予想売上高は2016万ドルで、予想EPSは0.27ドルの赤字。昨年10月、カナダにおいて世界で初めて娯楽用大麻が合法化されたのち、同社は市場シェアを獲得すべく尽力してきた。
ティルレイは今年2月、米国で人気のヘンプ由来のCBDや、非中毒性のTHC需要に応える地力を持ったマニトバ・ハーベストを買収した。この買収が後押しし、同社の売上高は前年の4300万ドルから少なくとも3倍になると予想されている。
しかし、ここ数か月の同社の株価は方向性に欠ける。昨年6月の新規上場の後、同社株価は昨年末に400%上昇し1株あたり300ドルの高値を付けた。一方、10日の終値は50ドルを下回っている。
同社は生産拡大のために巨額の投資を行っており、より大きな市場シェアを切り開いている。よって、我々はティルレイを発展途上の大麻業界における長期的な有望株と位置付けている。ただし、直近で黒字化の見通しがあるわけではない。
2. エヌビディア
米国大手半導体メーカーのエヌビディア(NASDAQ:NVDA)は16日大引け後に第1四半期決算報告がある。予想EPSは0.79ドルで、昨年の2.05ドルより減少するとみられる。
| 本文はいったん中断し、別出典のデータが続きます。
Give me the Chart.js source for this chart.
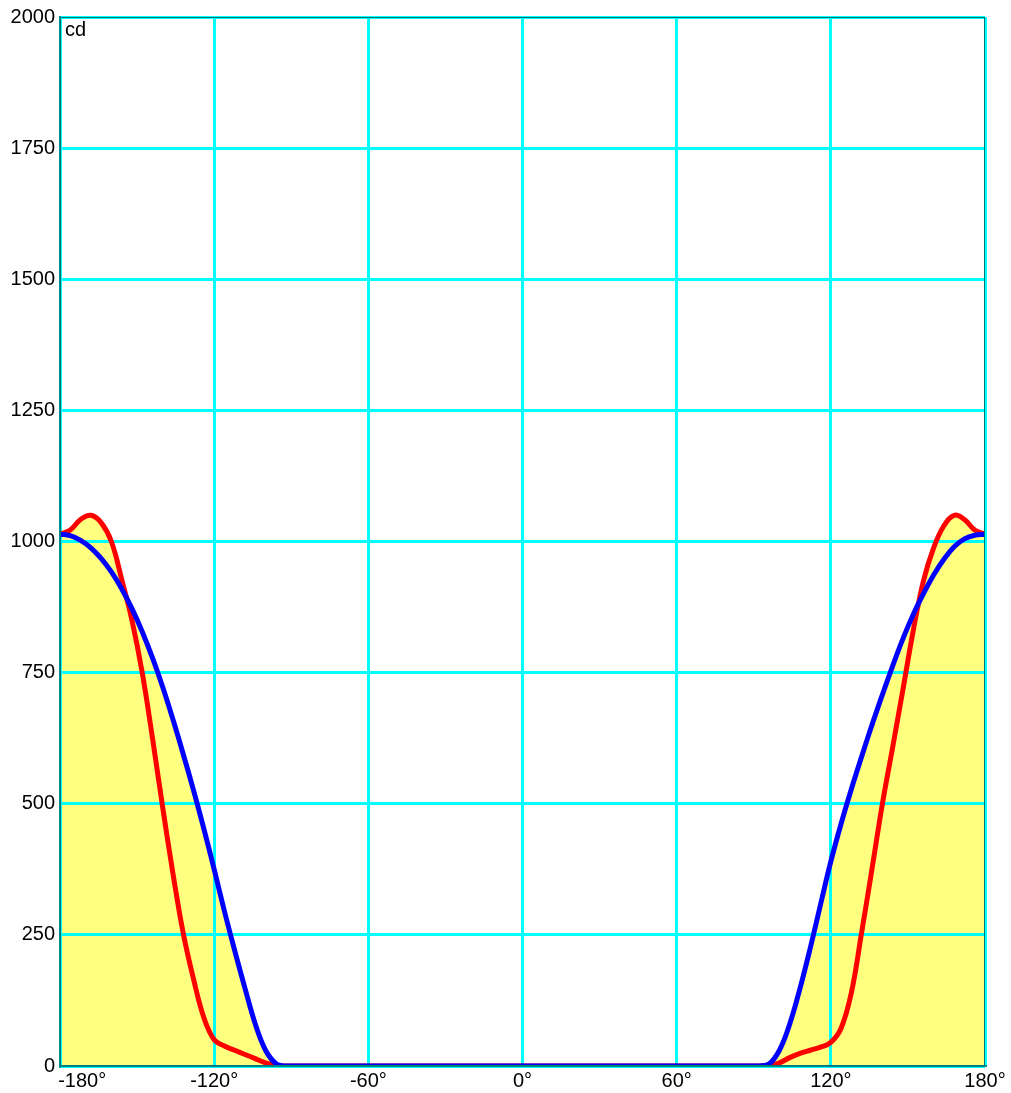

売上高は31%減少し、20億2千万ドルの見通し。
前四半期に半導体市場の急落を経験したものの、同社の鍵となる市場であるゲームやデータ処理市場の拡大による増収が期待されている。
10日終値は168.82ドルで、12月の安値からおよそ30%回復である。
昨年需要が縮小したことを受け、同社は1月末に業績予想を下方修正している。昨年9月の292.76ドルという記録的な高値と比較すると、同株は未だ40%安となっている。
米中貿易協議が紛糾する限りは、昨年並の高値は期待できなさそうだ。
Needhamのシニア半導体アナリストのQuinn Bolton氏は先週、「半導体メーカーは中国への輸出で売上を伸ばしてきた」と記した。
「紛糾する米中貿易協議により、半導体セクターは他のテクノロジーセグメントより大きなリスクに晒されている」
3. ピンタレスト
ピンタレスト(NYSE:PINS)は18日寄り付き後に第1四半期の決算報告を行う。予想EPSはマイナス0.15ドル、予想売上高は2億40万ドル。
IPO申請書によると、同社はピンボード風のデジタルプラットフォーム事業を運営し、2018年のオンライン広告収入は対前年比60%高の7億5600万ドルとなった。
純損失は2017年の1億3千万ドルから6300万ドルへと減少した。月間アクティブユーザー数は少なくとも2億6500万人にのぼるという。
10日の終値は、IPO後最高値となった35.29ドルから約15%安の29.05ドルとなった。
デジタルマーケティング市場はすでにレッドオーシャン化しており、今後の成長性に懸念を示すアナリストも存在する。
同社の競合にはフェイスブック(NASDAQ:FB)やインスタグラム、ユーチューブ運営元のアルファベット(NASDAQ:GOOGL)等が控えている。いずれもソーシャルメディア市場の広告支出の大半を占める強豪ばかりだ。
一方、ピンタレストは写真やインテリア、ファッション、ウエディング、レシピ等のアイデアを提供するデジタル掲示板として機能する。同社は、競合ソーシャルメディア大手とは異なったセグメントにターゲットを絞っているとして自信を滲ませている。